• _Your task_: Only the lines from the one containing "Write a web" through the one containing "const cityPositions = cities.map((city, index)" are to be copied, exactly and with both ends kept.

• _Entries with chart source code_:
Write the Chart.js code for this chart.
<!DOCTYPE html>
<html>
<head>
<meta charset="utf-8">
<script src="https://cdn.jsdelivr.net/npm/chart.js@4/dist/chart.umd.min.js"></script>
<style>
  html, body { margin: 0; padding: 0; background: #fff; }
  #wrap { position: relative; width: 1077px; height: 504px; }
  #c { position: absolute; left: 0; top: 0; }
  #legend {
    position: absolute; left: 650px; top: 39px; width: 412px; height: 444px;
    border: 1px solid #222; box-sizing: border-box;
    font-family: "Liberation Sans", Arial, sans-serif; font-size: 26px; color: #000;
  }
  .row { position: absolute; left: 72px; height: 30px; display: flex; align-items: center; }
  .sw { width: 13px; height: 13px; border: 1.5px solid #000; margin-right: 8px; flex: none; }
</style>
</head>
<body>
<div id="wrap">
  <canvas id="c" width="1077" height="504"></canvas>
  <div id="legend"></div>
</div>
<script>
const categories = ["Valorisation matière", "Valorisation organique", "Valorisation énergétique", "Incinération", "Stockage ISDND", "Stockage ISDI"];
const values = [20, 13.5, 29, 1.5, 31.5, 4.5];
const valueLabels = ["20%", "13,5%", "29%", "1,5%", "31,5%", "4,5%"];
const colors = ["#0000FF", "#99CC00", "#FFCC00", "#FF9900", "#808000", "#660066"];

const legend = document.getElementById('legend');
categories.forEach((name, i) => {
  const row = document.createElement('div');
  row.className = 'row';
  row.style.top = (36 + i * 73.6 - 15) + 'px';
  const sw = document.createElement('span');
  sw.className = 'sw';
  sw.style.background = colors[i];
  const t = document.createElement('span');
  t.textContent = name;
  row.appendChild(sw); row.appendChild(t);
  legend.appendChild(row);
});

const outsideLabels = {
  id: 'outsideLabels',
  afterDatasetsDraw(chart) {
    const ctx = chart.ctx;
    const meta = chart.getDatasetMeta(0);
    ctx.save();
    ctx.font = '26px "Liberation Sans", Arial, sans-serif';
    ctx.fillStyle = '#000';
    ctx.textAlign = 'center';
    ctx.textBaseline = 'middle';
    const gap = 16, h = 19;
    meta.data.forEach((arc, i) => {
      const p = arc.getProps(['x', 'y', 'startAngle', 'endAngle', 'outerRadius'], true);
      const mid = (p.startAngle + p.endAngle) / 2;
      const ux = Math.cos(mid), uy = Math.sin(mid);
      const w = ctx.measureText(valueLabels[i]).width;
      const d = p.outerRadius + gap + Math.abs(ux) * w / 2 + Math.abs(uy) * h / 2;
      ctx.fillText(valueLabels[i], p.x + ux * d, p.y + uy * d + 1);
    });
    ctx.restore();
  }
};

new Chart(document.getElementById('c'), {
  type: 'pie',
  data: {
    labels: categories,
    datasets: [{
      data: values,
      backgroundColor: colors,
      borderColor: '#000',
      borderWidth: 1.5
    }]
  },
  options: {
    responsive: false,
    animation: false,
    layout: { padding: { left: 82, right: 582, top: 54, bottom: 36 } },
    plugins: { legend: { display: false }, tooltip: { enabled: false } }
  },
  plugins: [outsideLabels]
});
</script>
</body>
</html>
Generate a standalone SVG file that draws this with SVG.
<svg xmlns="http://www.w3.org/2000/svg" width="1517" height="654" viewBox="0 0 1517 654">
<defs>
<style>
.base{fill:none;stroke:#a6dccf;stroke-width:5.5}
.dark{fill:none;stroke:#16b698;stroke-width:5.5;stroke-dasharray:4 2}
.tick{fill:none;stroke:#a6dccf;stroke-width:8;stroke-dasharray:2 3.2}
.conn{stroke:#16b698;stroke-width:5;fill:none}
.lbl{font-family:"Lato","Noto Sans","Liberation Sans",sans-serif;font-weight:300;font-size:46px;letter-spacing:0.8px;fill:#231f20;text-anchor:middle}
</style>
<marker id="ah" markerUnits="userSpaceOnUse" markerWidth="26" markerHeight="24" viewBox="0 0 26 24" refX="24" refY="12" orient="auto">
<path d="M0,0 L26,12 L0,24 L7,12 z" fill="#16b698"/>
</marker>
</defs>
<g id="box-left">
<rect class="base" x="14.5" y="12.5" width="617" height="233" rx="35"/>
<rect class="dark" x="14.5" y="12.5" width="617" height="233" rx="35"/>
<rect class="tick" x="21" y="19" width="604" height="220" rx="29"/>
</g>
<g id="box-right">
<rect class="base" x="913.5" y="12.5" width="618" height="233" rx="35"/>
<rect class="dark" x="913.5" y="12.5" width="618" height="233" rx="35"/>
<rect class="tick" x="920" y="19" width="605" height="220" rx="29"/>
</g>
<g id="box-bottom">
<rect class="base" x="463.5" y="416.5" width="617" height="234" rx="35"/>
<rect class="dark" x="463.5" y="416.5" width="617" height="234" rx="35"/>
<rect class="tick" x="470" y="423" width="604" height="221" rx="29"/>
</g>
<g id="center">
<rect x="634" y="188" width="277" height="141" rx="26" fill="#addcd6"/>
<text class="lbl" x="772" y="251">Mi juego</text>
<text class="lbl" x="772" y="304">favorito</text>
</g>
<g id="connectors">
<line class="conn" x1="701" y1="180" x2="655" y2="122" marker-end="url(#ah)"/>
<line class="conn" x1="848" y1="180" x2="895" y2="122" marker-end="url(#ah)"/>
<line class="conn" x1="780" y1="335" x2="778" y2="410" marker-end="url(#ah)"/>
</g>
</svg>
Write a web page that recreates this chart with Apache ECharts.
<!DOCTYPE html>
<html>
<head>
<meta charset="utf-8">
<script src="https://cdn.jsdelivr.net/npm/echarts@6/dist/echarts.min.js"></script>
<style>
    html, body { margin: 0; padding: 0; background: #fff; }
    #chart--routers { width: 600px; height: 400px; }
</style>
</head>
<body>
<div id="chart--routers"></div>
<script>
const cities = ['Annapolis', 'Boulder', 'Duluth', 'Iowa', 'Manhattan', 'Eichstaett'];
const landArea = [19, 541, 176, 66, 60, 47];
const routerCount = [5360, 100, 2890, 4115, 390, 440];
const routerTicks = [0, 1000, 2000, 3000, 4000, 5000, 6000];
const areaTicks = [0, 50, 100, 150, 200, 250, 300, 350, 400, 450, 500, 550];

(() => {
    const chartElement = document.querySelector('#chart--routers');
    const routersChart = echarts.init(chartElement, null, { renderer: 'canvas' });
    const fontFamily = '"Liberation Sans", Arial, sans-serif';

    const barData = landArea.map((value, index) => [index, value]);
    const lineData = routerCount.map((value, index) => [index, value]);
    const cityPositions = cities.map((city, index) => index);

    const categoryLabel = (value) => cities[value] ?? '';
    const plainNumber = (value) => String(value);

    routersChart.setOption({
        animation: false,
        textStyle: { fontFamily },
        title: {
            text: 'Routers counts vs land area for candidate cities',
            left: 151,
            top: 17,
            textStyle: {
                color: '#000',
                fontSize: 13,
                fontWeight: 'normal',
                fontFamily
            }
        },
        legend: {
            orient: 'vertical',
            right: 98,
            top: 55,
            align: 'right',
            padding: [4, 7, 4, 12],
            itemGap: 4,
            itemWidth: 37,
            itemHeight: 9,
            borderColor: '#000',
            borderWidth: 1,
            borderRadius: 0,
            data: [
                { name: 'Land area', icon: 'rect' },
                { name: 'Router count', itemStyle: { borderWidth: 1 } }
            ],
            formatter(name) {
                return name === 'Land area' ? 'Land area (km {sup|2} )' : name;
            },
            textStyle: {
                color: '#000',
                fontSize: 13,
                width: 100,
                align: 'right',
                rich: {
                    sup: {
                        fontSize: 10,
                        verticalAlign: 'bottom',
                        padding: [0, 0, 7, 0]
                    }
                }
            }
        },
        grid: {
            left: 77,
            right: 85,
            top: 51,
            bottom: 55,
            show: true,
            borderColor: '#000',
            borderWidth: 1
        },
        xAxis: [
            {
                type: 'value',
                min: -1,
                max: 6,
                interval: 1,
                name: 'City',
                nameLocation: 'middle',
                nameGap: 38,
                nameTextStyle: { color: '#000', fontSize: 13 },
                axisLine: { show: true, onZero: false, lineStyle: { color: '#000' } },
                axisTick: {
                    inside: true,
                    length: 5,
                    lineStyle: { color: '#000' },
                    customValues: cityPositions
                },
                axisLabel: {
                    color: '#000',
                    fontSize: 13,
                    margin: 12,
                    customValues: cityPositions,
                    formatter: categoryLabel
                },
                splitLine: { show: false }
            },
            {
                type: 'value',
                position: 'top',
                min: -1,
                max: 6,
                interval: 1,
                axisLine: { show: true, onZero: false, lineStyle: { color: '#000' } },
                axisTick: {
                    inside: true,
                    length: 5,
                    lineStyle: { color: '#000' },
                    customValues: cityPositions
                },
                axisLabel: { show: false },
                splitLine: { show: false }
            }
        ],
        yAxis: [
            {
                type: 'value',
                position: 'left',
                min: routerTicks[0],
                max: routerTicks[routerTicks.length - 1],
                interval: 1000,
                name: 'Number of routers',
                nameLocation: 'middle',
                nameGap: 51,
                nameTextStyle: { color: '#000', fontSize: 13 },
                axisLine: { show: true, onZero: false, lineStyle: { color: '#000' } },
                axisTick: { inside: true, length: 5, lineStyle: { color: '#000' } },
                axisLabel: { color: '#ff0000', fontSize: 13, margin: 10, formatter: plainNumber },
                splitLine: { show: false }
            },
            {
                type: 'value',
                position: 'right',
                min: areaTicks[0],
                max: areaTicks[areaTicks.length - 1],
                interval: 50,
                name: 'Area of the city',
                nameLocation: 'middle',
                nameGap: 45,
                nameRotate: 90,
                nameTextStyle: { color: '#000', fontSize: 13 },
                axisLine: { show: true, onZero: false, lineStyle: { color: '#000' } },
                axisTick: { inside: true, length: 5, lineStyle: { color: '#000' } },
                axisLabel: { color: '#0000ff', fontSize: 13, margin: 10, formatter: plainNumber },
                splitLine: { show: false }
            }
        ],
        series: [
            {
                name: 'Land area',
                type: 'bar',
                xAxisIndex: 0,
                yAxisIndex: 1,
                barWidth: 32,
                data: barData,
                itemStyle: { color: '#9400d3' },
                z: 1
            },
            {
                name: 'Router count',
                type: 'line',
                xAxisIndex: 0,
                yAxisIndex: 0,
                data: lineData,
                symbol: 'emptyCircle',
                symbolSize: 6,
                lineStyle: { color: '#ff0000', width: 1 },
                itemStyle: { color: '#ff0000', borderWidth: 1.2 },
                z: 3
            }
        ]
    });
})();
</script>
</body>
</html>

• _Written solution_:
Write a web page that recreates this chart with Apache ECharts.
<!DOCTYPE html>
<html>
<head>
<meta charset="utf-8">
<script src="https://cdn.jsdelivr.net/npm/echarts@6/dist/echarts.min.js"></script>
<style>
    html, body { margin: 0; padding: 0; background: #fff; }
    #chart--routers { width: 600px; height: 400px; }
</style>
</head>
<body>
<div id="chart--routers"></div>
<script>
const cities = ['Annapolis', 'Boulder', 'Duluth', 'Iowa', 'Manhattan', 'Eichstaett'];
const landArea = [19, 541, 176, 66, 60, 47];
const routerCount = [5360, 100, 2890, 4115, 390, 440];
const routerTicks = [0, 1000, 2000, 3000, 4000, 5000, 6000];
const areaTicks = [0, 50, 100, 150, 200, 250, 300, 350, 400, 450, 500, 550];

(() => {
    const chartElement = document.querySelector('#chart--routers');
    const routersChart = echarts.init(chartElement, null, { renderer: 'canvas' });
    const fontFamily = '"Liberation Sans", Arial, sans-serif';

    const barData = landArea.map((value, index) => [index, value]);
    const lineData = routerCount.map((value, index) => [index, value]);
    const cityPositions = cities.map((city, index) => index);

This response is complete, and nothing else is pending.